At the heart of Hamill’s argument is the idea that the government and the rich are profiting from the poor, something the Bible prohibits.
Hamill, now a University of Alabama law professor, wrote a thesis for a master’s degree in theology spelling out the moral duty of Christians to work for a fairer tax system in Alabama.
Based on six months of research by assistants, she concluded that 71 percent of Alabama’s land is forest owned by timber interests that pay only 2 percent of the state’s property taxes because of rates written to favor agriculture and paper companies.
“That is the indictment,” she said in an interview.

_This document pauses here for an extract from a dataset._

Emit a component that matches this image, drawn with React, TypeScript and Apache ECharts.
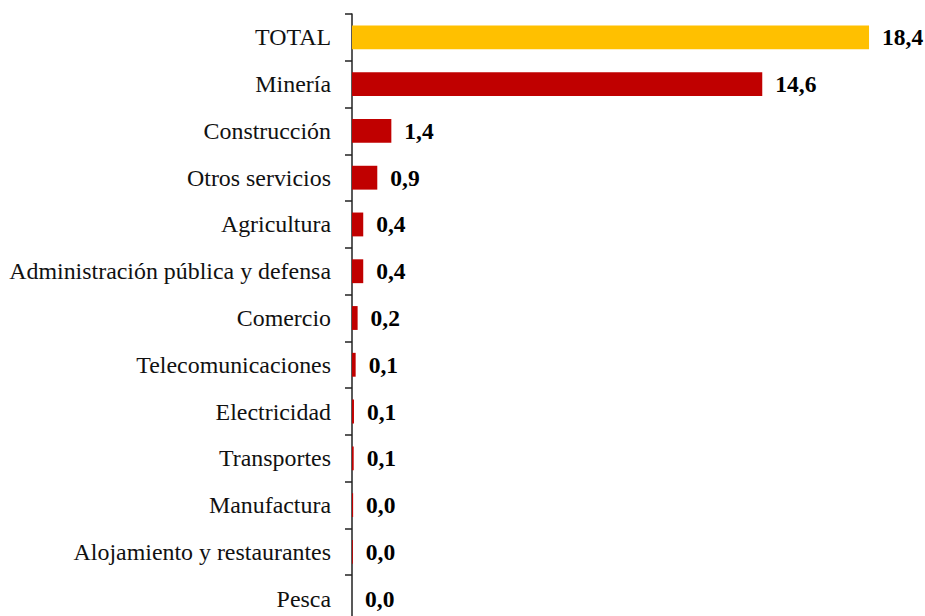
import React, { useEffect, useRef } from "react";
import * as echarts from "echarts";

const categories = [
  "TOTAL",
  "Minería",
  "Construcción",
  "Otros servicios",
  "Agricultura",
  "Administración pública y defensa",
  "Comercio",
  "Telecomunicaciones",
  "Electricidad",
  "Transportes",
  "Manufactura",
  "Alojamiento y restaurantes",
  "Pesca",
];
const values = [18.4, 14.6, 1.4, 0.9, 0.4, 0.4, 0.2, 0.13, 0.07, 0.06, 0.04, 0.03, 0.0];
const totalColor = "#FFC000";
const sectorColor = "#C00000";

export default function App() {
  const ref = useRef<HTMLDivElement>(null);
  useEffect(() => {
    if (!ref.current) return;
    const chart = echarts.init(ref.current, null, { renderer: "svg" });
    chart.setOption({
      animation: false,
      backgroundColor: "#ffffff",
      grid: { left: 352, top: 14, width: 562, height: 608, containLabel: false },
      xAxis: {
        type: "value",
        min: 0,
        max: 20,
        show: false,
      },
      yAxis: {
        type: "category",
        inverse: true,
        data: categories,
        axisLine: { show: true, lineStyle: { color: "#222", width: 1.5 } },
        axisTick: { show: true, length: 7, lineStyle: { color: "#222", width: 1.5 } },
        axisLabel: {
          margin: 21,
          color: "#111",
          fontFamily: "'Times New Roman', 'Liberation Serif', serif",
          fontSize: 23.9,
        },
        splitLine: { show: false },
      },
      series: [
        {
          type: "bar",
          barCategoryGap: "49%",
          data: values.map((v, i) => ({
            value: v,
            itemStyle: { color: i === 0 ? totalColor : sectorColor },
          })),
          label: {
            show: true,
            position: "right",
            distance: 13,
            color: "#000",
            fontFamily: "'Times New Roman', 'Liberation Serif', serif",
            fontWeight: "bold",
            fontSize: 23.5,
            formatter: (p: any) => Number(p.value).toFixed(1).replace(".", ","),
          },
        },
      ],
    });
    return () => chart.dispose();
  }, []);
  return (
    <div
      ref={ref}
      style={{ position: "fixed", left: 0, top: 0, width: 925, height: 640 }}
    />
  );
}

Old Testament laws required fairness to the poor, and Jesus taught that people should care for “the least of these.” Hamill, who attends a United Methodist Church in Tuscaloosa, argues that means believers are required to make sure the state doesn’t disproportionately burden its poorest residents.
“Alabama’s tax structure fails to come close to meeting the moral demands that God has revealed for us in the Bible,” she wrote.
The thesis was printed in condensed form in newspapers statewide last fall as an op-ed piece, and the full version was later published in the Alabama Law Review.
The Rev. Jim Evans, a moderate Baptist who has long supported tax reform on biblical principles, called Hamill an “accidental prophet.”
“We have discussed her work at our church, but mostly informally,” Evans said. “The real strength of her work is in the analysis of the tax structure itself, especially property tax.”
But such support is not universal among the state’s churches.
The head of the conservative Christian Coalition of Alabama, John Giles, said Hamill goes too far in equating opposition to tax reform with sin.
“I agree with her only on one point: Anytime you can bring tax relief to the poor it’s a noble thing,” Giles said.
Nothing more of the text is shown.